======== Entries supplied ========
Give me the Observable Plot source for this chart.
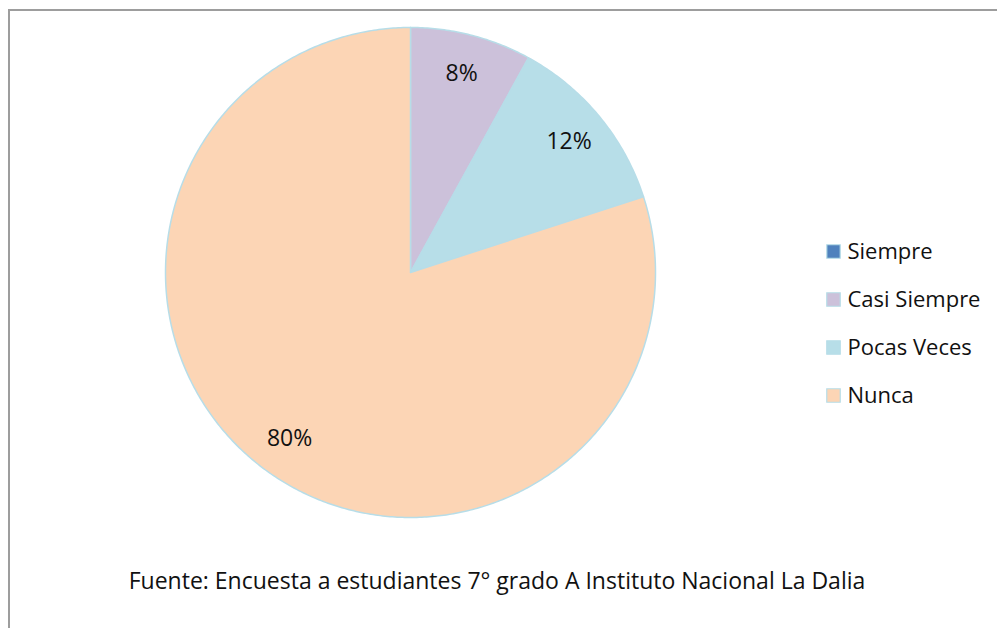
<!DOCTYPE html>
<html><head><meta charset="utf-8">
<script src="https://cdn.jsdelivr.net/npm/d3@7"></script>
<script src="https://cdn.jsdelivr.net/npm/@observablehq/plot@0.6"></script>
<style>
body{margin:0;background:#fff;width:997px;height:628px;overflow:hidden;position:relative;font-family:"Open Sans",sans-serif}
#frame{position:absolute;left:8px;top:9px;width:1100px;height:700px;border-top:2px solid #9d9d9d;border-left:2px solid #9d9d9d;box-sizing:border-box}
#pie{position:absolute;left:0;top:0}
#legend{position:absolute;left:818px;top:226px}
#caption{position:absolute;left:0;width:994px;top:563px;line-height:34px;text-align:center;font-size:23px;color:#111;white-space:nowrap}
</style></head>
<body>
<div id="frame"></div>
<div id="pie"></div>
<div id="legend"></div>
<div id="caption"></div>
<script>
const categories = ["Siempre", "Casi Siempre", "Pocas Veces", "Nunca"];
const values = [0, 8, 12, 80];
const colors = ["#4f81bd", "#ccc1da", "#b7dee8", "#fcd5b5"];
const captionText = "Fuente: Encuesta a estudiantes 7° grado A Instituto Nacional La Dalia";

const data = categories.map((c, i) => ({cat: c, value: values[i]}));
const arcs = d3.pie().sort(null).value(d => d.value)(data);

// polygon points for each slice
const pts = [];
for (const a of arcs) {
  pts.push({cat: a.data.cat, x: 0, y: 0});
  const n = Math.max(2, Math.ceil((a.endAngle - a.startAngle) / 0.01));
  for (let k = 0; k <= n; k++) {
    const t = a.startAngle + (a.endAngle - a.startAngle) * k / n;
    pts.push({cat: a.data.cat, x: Math.sin(t), y: Math.cos(t)});
  }
  pts.push({cat: a.data.cat, x: 0, y: 0});
}
const labelR = 0.84;
const labs = arcs.filter(a => a.data.value > 0).map(a => {
  const m = (a.startAngle + a.endAngle) / 2;
  return {x: Math.sin(m) * labelR, y: Math.cos(m) * labelR, text: a.data.value + "%"};
});

const color = {domain: categories, range: colors};

const pie = Plot.plot({
  width: 997, height: 628, margin: 0,
  x: {domain: [-1, 1], range: [165, 655], axis: null},
  y: {domain: [-1, 1], range: [517, 27], axis: null},
  color,
  style: {background: "transparent", fontFamily: "'Open Sans', sans-serif"},
  marks: [
    Plot.line(pts, {x: "x", y: "y", z: "cat", fill: "cat", stroke: "#b7dde8", strokeWidth: 1.5, curve: "linear"}),
    Plot.text(labs, {x: "x", y: "y", text: "text", fontSize: 23, fill: "#111"})
  ]
});
document.getElementById("pie").append(pie);

const legend = Plot.plot({
  width: 175, height: 200, margin: 0,
  y: {type: "point", domain: categories, range: [24, 169], padding: 0, axis: null},
  color,
  style: {background: "transparent", fontFamily: "'Open Sans', sans-serif"},
  marks: [
    Plot.dot(categories, {y: d => d, fill: d => d, symbol: "square", r: 7.6, stroke: "#b7dde8", strokeWidth: 1.2, frameAnchor: "left", dx: 15}),
    Plot.text(categories, {y: d => d, text: d => d, frameAnchor: "left", dx: 29, textAnchor: "start", fontSize: 22, fill: "#111"})
  ]
});
document.getElementById("legend").append(legend);
document.getElementById("caption").textContent = captionText;
</script>
</body></html>
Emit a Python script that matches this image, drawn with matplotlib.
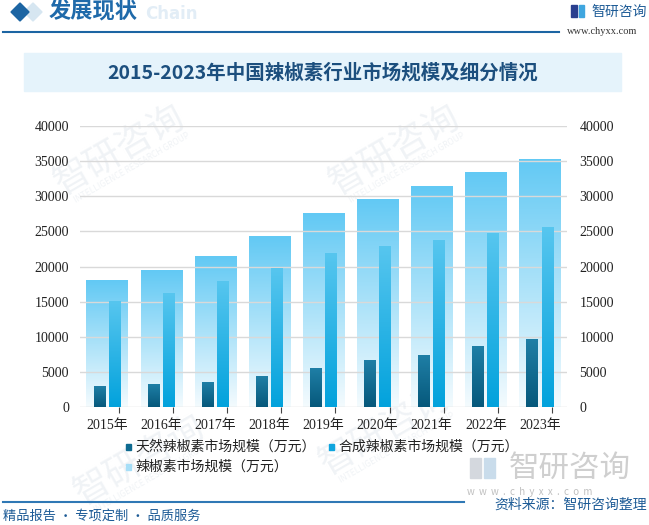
========
◆ **Goal of the exercise**
Track down every line holding the string "script" and copy it.

◆ **Solution to the problem**
<script src="https://cdn.jsdelivr.net/npm/d3@7"></script>
<script src="https://cdn.jsdelivr.net/npm/@observablehq/plot@0.6"></script>
<script>
</script>
Emit a Python script that matches this image, drawn with matplotlib.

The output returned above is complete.